In Bihari Chowdhary v. State of Bihar[i], Supreme Court has stated that “The object of the section is the advancement of justice and the securing of public good by avoidance of unnecessary litigation”.

Essential Requirements

To constitute notices under section 80 CPC, the following things must be adhered to:

   I. name, description, and place of residence of the person giving notice;

  II. a statement of the cause of action; and

   III. the relief claimed by him.

   IV. Summary of the legal basis for the relief claimed

In the case of State of A.P. v. Gundugola Venkata[ii], certain requirements were laid down which need to be looked upon by the Court to check the whether the notice contains essential requirements or not which are as follows:

  1. Whether the details relating to name, description, and residence of the plaintiff have been given in such a manner to provide the authority the identification of the person giving the notice?
  2. Whether the cause of action and the relief claimed by the plaintiff has been put out in the notice as per the essential particulars?
  3. If the mode of delivery of written notice has been by actual delivery or left at the office of the appropriate authority mentioned in the section? and
  4. Whether the suit has been instituted after the expiration of two months after the service of notice and a statement stating that the notice has been so delivered or left is contained in the plaint?
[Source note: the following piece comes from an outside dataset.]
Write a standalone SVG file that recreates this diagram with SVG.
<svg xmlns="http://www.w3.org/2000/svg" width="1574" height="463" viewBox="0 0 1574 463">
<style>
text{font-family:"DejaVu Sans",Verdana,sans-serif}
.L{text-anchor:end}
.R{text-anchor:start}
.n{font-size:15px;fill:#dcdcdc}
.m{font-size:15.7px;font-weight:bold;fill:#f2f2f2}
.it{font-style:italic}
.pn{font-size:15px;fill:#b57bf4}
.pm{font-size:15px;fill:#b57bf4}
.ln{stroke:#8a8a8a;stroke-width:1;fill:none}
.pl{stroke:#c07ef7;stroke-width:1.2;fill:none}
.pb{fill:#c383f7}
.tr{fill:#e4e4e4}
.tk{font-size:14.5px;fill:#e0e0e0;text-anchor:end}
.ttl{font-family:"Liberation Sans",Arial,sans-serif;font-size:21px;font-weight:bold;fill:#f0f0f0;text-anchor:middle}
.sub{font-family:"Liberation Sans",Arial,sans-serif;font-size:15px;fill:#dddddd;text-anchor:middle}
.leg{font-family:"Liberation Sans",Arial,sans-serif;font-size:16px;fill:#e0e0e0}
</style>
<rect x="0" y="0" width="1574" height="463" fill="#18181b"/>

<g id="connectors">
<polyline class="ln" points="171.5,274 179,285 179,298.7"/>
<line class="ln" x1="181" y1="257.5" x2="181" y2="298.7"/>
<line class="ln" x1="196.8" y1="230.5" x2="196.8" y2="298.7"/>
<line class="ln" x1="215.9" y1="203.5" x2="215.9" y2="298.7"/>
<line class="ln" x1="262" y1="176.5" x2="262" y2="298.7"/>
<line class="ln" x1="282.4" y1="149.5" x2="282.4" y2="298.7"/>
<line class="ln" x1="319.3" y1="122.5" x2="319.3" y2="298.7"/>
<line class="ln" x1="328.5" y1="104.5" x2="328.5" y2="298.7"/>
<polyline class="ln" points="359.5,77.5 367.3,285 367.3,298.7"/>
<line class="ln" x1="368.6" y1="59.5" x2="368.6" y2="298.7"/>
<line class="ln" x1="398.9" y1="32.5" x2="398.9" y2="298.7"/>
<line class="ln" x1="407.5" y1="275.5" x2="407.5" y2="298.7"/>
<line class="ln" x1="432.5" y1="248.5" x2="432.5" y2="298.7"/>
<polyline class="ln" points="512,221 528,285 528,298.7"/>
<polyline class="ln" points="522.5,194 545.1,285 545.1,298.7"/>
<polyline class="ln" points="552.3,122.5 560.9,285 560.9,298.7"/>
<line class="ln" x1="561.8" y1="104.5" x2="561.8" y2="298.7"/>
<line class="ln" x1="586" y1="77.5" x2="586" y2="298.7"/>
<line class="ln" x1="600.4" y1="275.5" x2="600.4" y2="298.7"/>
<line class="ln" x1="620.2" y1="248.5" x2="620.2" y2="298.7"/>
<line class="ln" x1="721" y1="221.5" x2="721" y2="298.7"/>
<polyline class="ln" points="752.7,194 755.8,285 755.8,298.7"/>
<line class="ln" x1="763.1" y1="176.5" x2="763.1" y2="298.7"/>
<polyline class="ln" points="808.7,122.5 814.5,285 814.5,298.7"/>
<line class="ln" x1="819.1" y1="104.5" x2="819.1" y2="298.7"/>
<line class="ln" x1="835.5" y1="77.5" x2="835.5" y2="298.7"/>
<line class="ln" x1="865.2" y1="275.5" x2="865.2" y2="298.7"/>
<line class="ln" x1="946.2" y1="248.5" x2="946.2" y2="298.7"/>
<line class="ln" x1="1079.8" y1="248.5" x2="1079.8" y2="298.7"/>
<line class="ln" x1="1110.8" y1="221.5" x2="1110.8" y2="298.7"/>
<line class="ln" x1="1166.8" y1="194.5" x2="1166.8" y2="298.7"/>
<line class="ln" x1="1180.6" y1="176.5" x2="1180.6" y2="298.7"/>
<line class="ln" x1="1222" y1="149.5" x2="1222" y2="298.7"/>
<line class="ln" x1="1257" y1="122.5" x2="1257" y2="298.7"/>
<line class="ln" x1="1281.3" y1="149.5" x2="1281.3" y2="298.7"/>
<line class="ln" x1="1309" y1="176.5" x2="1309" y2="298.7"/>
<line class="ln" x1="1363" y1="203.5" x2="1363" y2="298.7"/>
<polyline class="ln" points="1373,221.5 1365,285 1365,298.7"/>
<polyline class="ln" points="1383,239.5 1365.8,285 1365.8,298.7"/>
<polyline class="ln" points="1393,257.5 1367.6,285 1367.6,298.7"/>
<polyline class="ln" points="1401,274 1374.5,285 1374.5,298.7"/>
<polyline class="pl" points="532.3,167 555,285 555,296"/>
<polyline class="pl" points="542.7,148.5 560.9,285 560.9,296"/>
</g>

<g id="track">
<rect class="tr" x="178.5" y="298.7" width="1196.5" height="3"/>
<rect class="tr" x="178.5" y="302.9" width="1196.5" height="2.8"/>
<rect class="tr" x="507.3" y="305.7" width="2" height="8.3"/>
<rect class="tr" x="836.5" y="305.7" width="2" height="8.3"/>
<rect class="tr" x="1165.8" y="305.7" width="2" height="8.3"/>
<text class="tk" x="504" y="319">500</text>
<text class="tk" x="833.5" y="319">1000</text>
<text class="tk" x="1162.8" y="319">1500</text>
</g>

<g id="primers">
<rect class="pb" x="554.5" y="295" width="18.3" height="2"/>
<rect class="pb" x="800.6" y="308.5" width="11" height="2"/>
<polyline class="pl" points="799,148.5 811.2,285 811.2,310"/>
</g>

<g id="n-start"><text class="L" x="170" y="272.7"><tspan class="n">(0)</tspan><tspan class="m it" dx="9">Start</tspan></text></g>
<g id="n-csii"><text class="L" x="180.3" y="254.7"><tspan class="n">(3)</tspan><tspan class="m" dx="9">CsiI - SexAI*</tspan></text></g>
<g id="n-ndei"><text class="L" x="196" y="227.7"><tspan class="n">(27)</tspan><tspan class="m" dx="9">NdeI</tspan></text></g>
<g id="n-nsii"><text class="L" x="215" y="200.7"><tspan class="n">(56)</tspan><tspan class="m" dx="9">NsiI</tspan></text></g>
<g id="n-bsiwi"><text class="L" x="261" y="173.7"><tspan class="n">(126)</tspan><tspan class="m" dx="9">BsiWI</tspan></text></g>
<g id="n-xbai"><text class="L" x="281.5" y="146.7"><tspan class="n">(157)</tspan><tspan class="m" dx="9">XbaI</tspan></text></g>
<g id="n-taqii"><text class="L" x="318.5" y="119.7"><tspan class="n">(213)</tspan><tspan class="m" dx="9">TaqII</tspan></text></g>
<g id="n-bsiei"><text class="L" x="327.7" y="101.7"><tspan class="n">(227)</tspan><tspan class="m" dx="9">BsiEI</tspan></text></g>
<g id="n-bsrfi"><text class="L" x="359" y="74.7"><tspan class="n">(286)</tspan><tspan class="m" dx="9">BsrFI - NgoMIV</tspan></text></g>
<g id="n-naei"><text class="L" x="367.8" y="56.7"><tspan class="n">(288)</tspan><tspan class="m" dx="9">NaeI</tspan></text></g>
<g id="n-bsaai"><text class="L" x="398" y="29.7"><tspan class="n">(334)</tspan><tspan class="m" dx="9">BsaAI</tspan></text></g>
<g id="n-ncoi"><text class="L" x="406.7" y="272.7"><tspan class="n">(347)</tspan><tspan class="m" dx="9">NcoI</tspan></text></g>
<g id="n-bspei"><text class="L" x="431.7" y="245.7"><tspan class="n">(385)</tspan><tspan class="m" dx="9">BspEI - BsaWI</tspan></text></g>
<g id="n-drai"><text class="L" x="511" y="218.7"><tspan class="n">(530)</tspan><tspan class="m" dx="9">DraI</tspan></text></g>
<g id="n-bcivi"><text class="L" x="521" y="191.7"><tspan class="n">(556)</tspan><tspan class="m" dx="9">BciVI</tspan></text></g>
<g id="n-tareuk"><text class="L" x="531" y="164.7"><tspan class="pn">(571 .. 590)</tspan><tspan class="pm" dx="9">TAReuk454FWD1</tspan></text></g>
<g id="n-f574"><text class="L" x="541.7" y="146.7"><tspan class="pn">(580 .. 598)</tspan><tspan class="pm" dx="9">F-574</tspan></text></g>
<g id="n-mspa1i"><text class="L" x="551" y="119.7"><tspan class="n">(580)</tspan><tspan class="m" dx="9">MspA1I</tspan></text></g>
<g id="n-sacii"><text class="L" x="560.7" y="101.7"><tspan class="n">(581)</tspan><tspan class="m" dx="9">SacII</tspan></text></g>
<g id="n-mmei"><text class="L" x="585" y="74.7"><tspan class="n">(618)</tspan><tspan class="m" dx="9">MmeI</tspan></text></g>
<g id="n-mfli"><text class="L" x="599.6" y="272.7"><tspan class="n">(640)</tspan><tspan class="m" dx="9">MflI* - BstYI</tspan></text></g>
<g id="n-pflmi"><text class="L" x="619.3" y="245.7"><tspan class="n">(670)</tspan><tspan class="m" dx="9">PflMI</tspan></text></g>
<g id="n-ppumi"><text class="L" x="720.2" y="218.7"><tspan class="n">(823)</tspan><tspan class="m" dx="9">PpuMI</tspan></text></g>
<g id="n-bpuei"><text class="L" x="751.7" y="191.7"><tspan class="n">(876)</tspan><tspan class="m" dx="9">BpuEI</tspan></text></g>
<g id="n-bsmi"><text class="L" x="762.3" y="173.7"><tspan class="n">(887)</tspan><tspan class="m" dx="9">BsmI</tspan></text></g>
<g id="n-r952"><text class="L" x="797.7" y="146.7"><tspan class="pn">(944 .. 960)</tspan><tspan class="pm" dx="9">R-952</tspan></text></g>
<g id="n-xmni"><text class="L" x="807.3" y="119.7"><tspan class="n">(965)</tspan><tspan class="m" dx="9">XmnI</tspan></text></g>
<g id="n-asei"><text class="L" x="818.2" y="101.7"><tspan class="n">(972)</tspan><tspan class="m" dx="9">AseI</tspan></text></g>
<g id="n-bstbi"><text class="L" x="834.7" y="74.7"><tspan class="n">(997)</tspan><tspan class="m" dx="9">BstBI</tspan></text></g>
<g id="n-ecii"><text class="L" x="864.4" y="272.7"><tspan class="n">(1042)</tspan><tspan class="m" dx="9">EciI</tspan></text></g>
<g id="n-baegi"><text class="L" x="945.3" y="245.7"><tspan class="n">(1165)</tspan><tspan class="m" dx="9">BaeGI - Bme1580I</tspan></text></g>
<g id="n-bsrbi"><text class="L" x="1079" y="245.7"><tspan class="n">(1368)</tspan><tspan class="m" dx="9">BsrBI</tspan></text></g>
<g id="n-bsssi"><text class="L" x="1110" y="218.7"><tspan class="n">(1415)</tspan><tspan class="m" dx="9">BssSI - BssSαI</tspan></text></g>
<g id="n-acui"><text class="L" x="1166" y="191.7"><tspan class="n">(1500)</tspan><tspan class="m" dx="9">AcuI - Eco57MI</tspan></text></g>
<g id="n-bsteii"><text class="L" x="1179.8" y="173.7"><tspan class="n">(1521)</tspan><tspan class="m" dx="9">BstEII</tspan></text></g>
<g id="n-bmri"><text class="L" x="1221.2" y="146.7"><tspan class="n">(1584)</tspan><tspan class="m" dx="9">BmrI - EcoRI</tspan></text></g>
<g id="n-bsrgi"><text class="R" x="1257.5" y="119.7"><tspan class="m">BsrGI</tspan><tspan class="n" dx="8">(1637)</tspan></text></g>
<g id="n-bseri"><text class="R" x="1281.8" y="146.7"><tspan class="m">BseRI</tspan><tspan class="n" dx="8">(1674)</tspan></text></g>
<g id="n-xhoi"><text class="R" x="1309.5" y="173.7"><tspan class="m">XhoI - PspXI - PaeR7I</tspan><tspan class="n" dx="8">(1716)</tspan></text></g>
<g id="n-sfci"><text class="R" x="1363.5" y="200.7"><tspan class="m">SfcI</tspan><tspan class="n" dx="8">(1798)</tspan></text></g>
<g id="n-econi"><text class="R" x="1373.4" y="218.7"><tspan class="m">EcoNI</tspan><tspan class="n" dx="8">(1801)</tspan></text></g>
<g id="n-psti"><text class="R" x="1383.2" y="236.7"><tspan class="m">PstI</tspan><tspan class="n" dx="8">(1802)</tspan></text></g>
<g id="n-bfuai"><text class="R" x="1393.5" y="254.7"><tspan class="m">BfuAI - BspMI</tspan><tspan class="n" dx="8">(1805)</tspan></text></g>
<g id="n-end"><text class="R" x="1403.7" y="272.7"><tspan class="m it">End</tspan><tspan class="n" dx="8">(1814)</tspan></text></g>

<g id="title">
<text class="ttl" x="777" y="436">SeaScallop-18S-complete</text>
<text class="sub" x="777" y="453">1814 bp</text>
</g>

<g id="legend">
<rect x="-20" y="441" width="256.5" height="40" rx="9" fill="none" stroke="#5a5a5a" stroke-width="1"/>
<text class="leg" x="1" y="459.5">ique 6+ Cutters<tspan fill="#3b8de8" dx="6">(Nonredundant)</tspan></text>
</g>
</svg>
A notice under this section is specifically sent to bring to the information of the government or public official against whom the suit has to be filed about the alleged act committed by it which has caused wrongful loss to the plaintiff.
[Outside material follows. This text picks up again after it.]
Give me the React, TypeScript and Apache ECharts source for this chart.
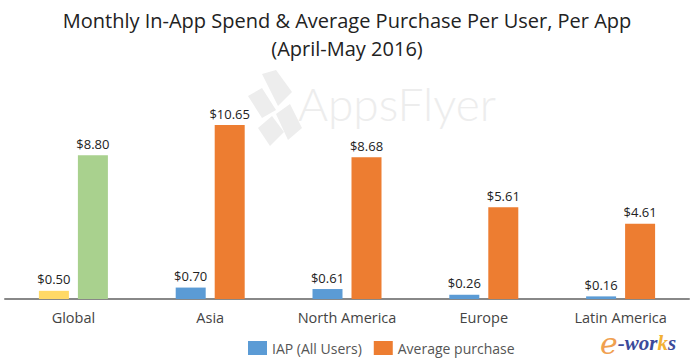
import React, { useEffect, useRef } from "react";
import * as echarts from "echarts";

const titleLine1 = "Monthly In-App Spend & Average Purchase Per User, Per App";
const titleLine2 = "(April-May 2016)";
const categories = ["Global", "Asia", "North America", "Europe", "Latin America"];
const seriesNames = ["IAP (All Users)", "Average purchase"];
const iapValues = [0.5, 0.7, 0.61, 0.26, 0.16];
const avgPurchaseValues = [8.8, 10.65, 8.68, 5.61, 4.61];

const BLUE = "#5b9bd5";
const ORANGE = "#ed7d31";
const YELLOW = "#ffd966";
const GREEN = "#a9d18e";
const WM = "#ededed";

export default function App() {
  const ref = useRef<HTMLDivElement>(null);
  useEffect(() => {
    if (!ref.current) return;
    const chart = echarts.init(ref.current, null, { renderer: "svg" });
    const labelStyle = {
      show: true,
      position: "top",
      distance: 5,
      color: "#222",
      fontSize: 13,
      fontFamily: "Open Sans",
      formatter: (p: any) => "$" + Number(p.value).toFixed(2),
    };
    chart.setOption({
      animation: false,
      backgroundColor: "#ffffff",
      title: [
        {
          text: titleLine1,
          left: "center",
          top: 5,
          textStyle: { fontSize: 20, fontWeight: "normal", color: "#222", fontFamily: "Open Sans" },
        },
        {
          text: titleLine2,
          left: "center",
          top: 33,
          textStyle: { fontSize: 20, fontWeight: "normal", color: "#222", fontFamily: "Open Sans" },
        },
      ],
      legend: {
        data: seriesNames,
        left: 243,
        top: 336,
        itemWidth: 19,
        itemHeight: 14,
        itemGap: 12,
        icon: "rect",
        textStyle: { fontSize: 14, color: "#555", fontFamily: "Open Sans" },
      },
      grid: { left: 5, right: 5, top: 103, bottom: 60, containLabel: false },
      xAxis: {
        type: "category",
        data: categories,
        axisLine: { show: true, lineStyle: { color: "#888", width: 2 } },
        axisTick: { show: false },
        axisLabel: { color: "#444", fontSize: 14.5, margin: 11, fontFamily: "Open Sans", interval: 0 },
      },
      yAxis: {
        type: "value",
        min: 0,
        max: 12,
        show: false,
        splitLine: { show: false },
      },
      graphic: [
        {
          type: "group",
          z: 0,
          silent: true,
          children: [
            { type: "polygon", shape: { points: [[262, 74], [276, 70], [292, 92], [278, 106]] }, style: { fill: WM } },
            { type: "polygon", shape: { points: [[248, 96], [262, 88], [276, 110], [262, 118]] }, style: { fill: WM } },
            { type: "polygon", shape: { points: [[258, 128], [272, 116], [284, 132], [270, 146]] }, style: { fill: WM } },
            { type: "polygon", shape: { points: [[276, 114], [290, 104], [302, 128], [288, 140]] }, style: { fill: WM } },
            {
              type: "text",
              x: 298,
              y: 80,
              style: { text: "AppsFlyer", fontSize: 46, fontFamily: "Lato", fontWeight: 300, fill: WM },
            },
          ],
        },
        {
          type: "text",
          x: 600,
          y: 332,
          z: 10,
          style: {
            text: "{e|e}{w|-wor}{k|k}{w|s}",
            rich: {
              e: { fontSize: 30, lineHeight: 22, fontStyle: "italic", fontFamily: "DejaVu Serif", fill: "#f0a050" },
              w: { fontSize: 21, lineHeight: 22, fontStyle: "italic", fontWeight: "bold", fontFamily: "Liberation Serif", fill: "#3b4a9a" },
              k: { fontSize: 21, lineHeight: 22, fontStyle: "italic", fontWeight: "bold", fontFamily: "Liberation Serif", fill: "#f2b134" },
            },
          },
        },
      ],
      series: [
        {
          name: seriesNames[0],
          type: "bar",
          barWidth: 30,
          barGap: "30%",
          z: 2,
          itemStyle: { color: BLUE },
          label: labelStyle,
          data: iapValues.map((v, i) => (i === 0 ? { value: v, itemStyle: { color: YELLOW } } : v)),
        },
        {
          name: seriesNames[1],
          type: "bar",
          barWidth: 30,
          z: 2,
          itemStyle: { color: ORANGE },
          label: labelStyle,
          data: avgPurchaseValues.map((v, i) => (i === 0 ? { value: v, itemStyle: { color: GREEN } } : v)),
        },
      ],
    });
    return () => chart.dispose();
  }, []);
  return <div ref={ref} style={{ width: 694, height: 359, position: "absolute", left: 0, top: 0 }} />;
}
Though the Code doesn’t prescribe any particular form in which the notice under section 80 should be served, certain things must be kept in mind while drafting the same.

Step 1:

Writing the letterhead– It consists of the names, addresses, and contact details of the person who is serving the notice/ advocate and to whom the notice has to be served. It should be specific and clear to reach the concerned authority or officer to commence the notice within time.

Step 2:

The first paragraph shall contain the name and address of the plaintiff apprising the service of the notice under section 80 of CPC,1908.

Step 3:

 Followed by a paragraph containing the details of the cause of action that has led to such circumstances.

Step 4:

The last paragraph shall consist of the relief claimed and a specified time period generally a period of 15 to 30 days which is given to the defendants to reply to the same. Also, the future set of actions that shall be taken by the petitioner in case of dishonour of notice is also to be mentioned in this paragraph itself.

Step 5:

Signature– The notice has to be finally signed by the plaintiff if he himself drafts the notice. However, if an advocate drafts the notice, it should contain his signature followed by the signature of the client. This will work as an estoppel against the plaintiff in case he denies supplying the details mentioned in the notice.

Mode of Service

A notice must be delivered or left at the office of the appropriate authority as per section 80 CPC.

However, it can also be personally delivered at the office of such authority to make the latter sign the acknowledgment of receiving it.

It is usually sent through registered A.D. or courier because it ensures that the acknowledgment is retained.

Moreover, there shall be 2 copies kept by the petitioner, one for himself and one for the advocate if the latter has been consulted for the drafting of the notice. 

With the amendment of 1976, even the presence of technical defects in the notice doesn’t make it invalid which ensures that justice is delivered to the aggrieved party at all times[iv].


There is no doubt that the provision of serving notice to the government or public officer for any act done purportedly to be done by him in his official capacity before the institution of the suit against them, is a very useful step for both the plaintiff and the authorities. However, the practice of avoiding this notice has now become a ritual for these authorities, which makes the very existence of this provision questionable. Nevertheless, it is advisable to take help from an advocate for the drafting of such notice to be well written with legal intricacies.

End Notes:

[i] AIR 1984 SC 1043

[ii] AIR 1965 SC 11


[iv] Section 80, Civil Procedure Code, 1908.